Japan is sinds de Tweede Wereldoorlog toegetreden tot het gild van vredelievende landen en oriënteert zich via het ruimtevaartprogramma van de NASDA op commerciële en wetenschappelijke missies. Hun raketten zijn vrij klein en alleen maar geschikt om lichte satellieten te lanceren. Maar de betrouwbaarheid ervan is niet wat het zou moeten zijn om buitenlandse geïnteresseerden te kunnen garanderen dat hun kostbare satelliet in een baan om de Aarde gebracht wordt.
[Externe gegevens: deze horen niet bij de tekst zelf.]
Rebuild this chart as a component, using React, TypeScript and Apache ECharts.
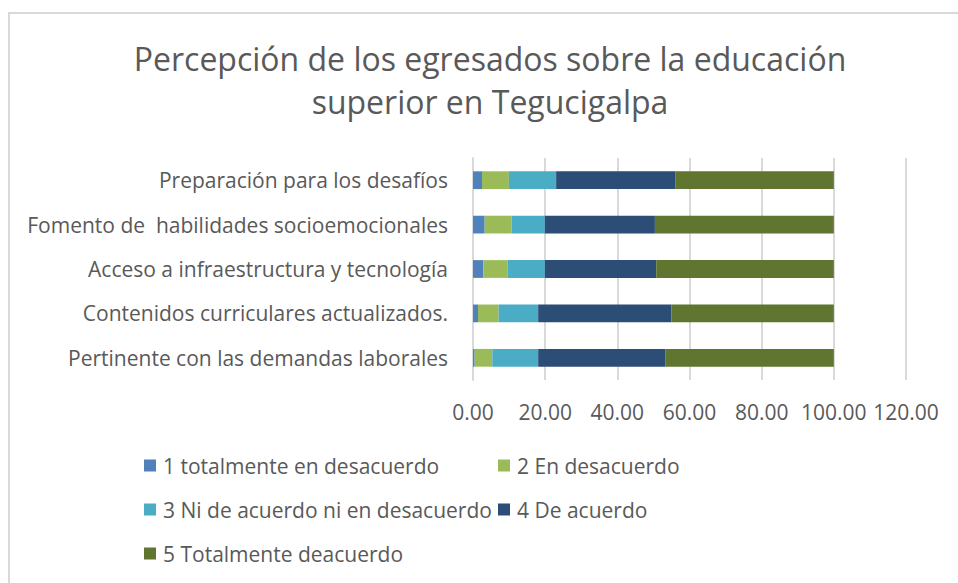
import React, { useEffect, useRef } from "react";
import * as echarts from "echarts";

const categories = [
  "Pertinente con las demandas laborales",
  "Contenidos curriculares actualizados.",
  "Acceso a infraestructura y tecnología",
  "Fomento de  habilidades socioemocionales",
  "Preparación para los desafíos",
];
const seriesNames = [
  "1 totalmente en desacuerdo",
  "2 En desacuerdo",
  "3 Ni de acuerdo ni en desacuerdo",
  "4 De acuerdo",
  "5 Totalmente deacuerdo",
];
const s1 = [0.46, 1.38, 2.86, 3.23, 2.49];
const s2 = [4.89, 5.72, 6.73, 7.46, 7.46];
const s3 = [12.71, 10.96, 10.32, 9.22, 13.09];
const s4 = [35.21, 36.96, 30.87, 30.5, 33.0];
const s5 = [46.73, 44.98, 49.22, 49.59, 43.96];
const colors = ["#4f81bd", "#9bbb59", "#4bacc6", "#2c4d75", "#5f7530"];
const titleLines = ["Percepción de los egresados sobre la educación", "superior en Tegucigalpa"];

const FONT = "'Open Sans', sans-serif";
const TXT = "#595959";

export default function App() {
  const ref = useRef<HTMLDivElement>(null);
  useEffect(() => {
    const chart = echarts.init(ref.current!, null, { renderer: "svg" });
    const values = [s1, s2, s3, s4, s5];
    const legendPos = [
      { left: 144, top: 455 },
      { left: 498, top: 455 },
      { left: 144, top: 499 },
      { left: 498, top: 499 },
      { left: 144, top: 543 },
    ];
    chart.setOption({
      animation: false,
      color: colors,
      textStyle: { fontFamily: FONT, color: TXT },
      graphic: [
        {
          type: "rect",
          shape: { x: 9, y: 13, width: 980, height: 620 },
          style: { fill: "none", stroke: "#d9d9d9", lineWidth: 2 },
          silent: true,
        },
        ...titleLines.map((t, i) => ({
          type: "text",
          x: 490,
          y: 58 + i * 43,
          style: {
            text: t,
            fill: TXT,
            font: `32px ${FONT}`,
            textAlign: "center",
            textVerticalAlign: "middle",
          },
        })),
      ],
      legend: seriesNames.map((n, i) => ({
        data: [n],
        left: legendPos[i].left,
        top: legendPos[i].top,
        padding: 0,
        itemWidth: 12,
        itemHeight: 12,
        icon: "rect",
        selectedMode: false,
        textStyle: { fontSize: 21, color: TXT, fontFamily: FONT, padding: [0, 0, 0, 2] },
      })),
      grid: { left: 473, right: 52, top: 158, bottom: 203, containLabel: false },
      xAxis: {
        type: "value",
        min: 0,
        max: 120,
        interval: 20,
        axisLine: { show: false },
        axisTick: { show: false },
        splitLine: { lineStyle: { color: "#d9d9d9", width: 2 } },
        axisLabel: {
          fontSize: 21,
          color: TXT,
          fontFamily: FONT,
          margin: 21,
          formatter: (v: number) => v.toFixed(2),
        },
      },
      yAxis: {
        type: "category",
        data: categories,
        axisLine: { show: true, lineStyle: { color: "#d9d9d9", width: 2 } },
        axisTick: { show: false },
        axisLabel: { fontSize: 21, color: TXT, fontFamily: FONT, margin: 25 },
      },
      series: seriesNames.map((n, i) => ({
        name: n,
        type: "bar",
        stack: "total",
        barWidth: "40%",
        data: values[i],
        itemStyle: { color: colors[i] },
      })),
    });
    return () => chart.dispose();
  }, []);
  return (
    <div
      ref={ref}
      style={{ position: "fixed", left: 0, top: 0, width: 958, height: 583, background: "#fff" }}
    />
  );
}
Voor de goedkoopste en betrouwbaarste lanceringen moet je tegenwoordig bij de Russen zijn: de Soyuz-raket die zij gebruiken is een rechtstreekse afstammeling van de raketten die de Spoetniks en Yuri Gagarin in de ruimte gebracht hebben. Het concept is nog afkomstig van Sergei Koroljev, de vader van de Russische ruimtevaart. Gedurende vier decennia werden er aan de Soyuz allerlei verbeteringen en verfijningen aangebracht, zodat op die manier eigenlijk alle fouten eruit zijn gehaald. In de beginperiode liepen er wel al eens dingen mis mee, maar tegenwoordig zo goed als niet meer. Dat de Soyuz wel als het meest betrouwbare lanceertuig beschouwd mag worden blijkt o.a. uit volgende anekdote: Toen de vier Clustersatellieten van de ESA in 1996 verloren gegaan waren bij de lancering van de eerste Ariane 5, moest er gezocht worden naar een alternatief om vier nieuwe gelijkaardige satellieten in een baan om de Aarde te brengen. Omdat de ESA zeker wilde zijn dat de Cluster niet opnieuw verloren zou gaan, heeft men toen gekozen voor de betrouwbaarste raket die er beschikbaar was. En zo heeft de ESA bij de concurrentie twee vluchten met een Soyuz-raket geboekt om via twee lanceringen telkens twee satellieten in de ruimte te brengen. Onze Frank De Winne mag er dus best gerust in zijn wanneer hij eind oktober bovenop zo’n Soyuzraket mag gaan zitten voor zijn ritje naar het ISS. Maar financieel gaat het met de Russische ruimtevaartorganisatie zo slecht dat ze enkel op basis van hun eigen middelen geen ruimtetuigen meer kunnen lanceren. De vlucht van Frank De Winne wordt betaald door de ESA en kost zo’n 20 miljoen euro. Voor dat geld kan de volledige vlucht bekostigd worden en kunnen er drie kosmonauten mee. Men is momenteel bezig met de herinrichting van de Soyuz-capsule, zodat voortaan ook iets grotere personen kunnen meereizen. Tot voor kort was alles voorzien op kosmonauten van maximaal 1,70 m lang. En er wordt ook gedacht in de richting van slechts één enkele piloot om de Soyuz te besturen, zodat er plaats vrijkomt voor een tweede betalende passagier. Frank De Winne is trouwens geen passagier: Hij is zelfs de eerste niet-Rus die als boordingenieur en tweede piloot meegaat! De derde plaats was voor een ruimtetoerist maar die kreeg het geld niet bij elkaar en in zijn plaats gaan nu extra voorraden mee.
Aangezien de Russische ruimtevaart enkel nog actief is in opdracht van andere ruimtevaartorganisaties en van ruimtetoeristen die het verschuldigde bedrag simpelweg uit hun eigen zak betalen, is het helaas niet ondenkbaar dat, net als de Amerikanen, ook zij hun deel van het ISS niet of slechts gedeeltelijk zullen kunnen afwerken.
Waarbij er van de oorspronkelijke droom alweer een stukje minder dreigt over te blijven. In ieder geval bedankt voor het gesprek, Chris.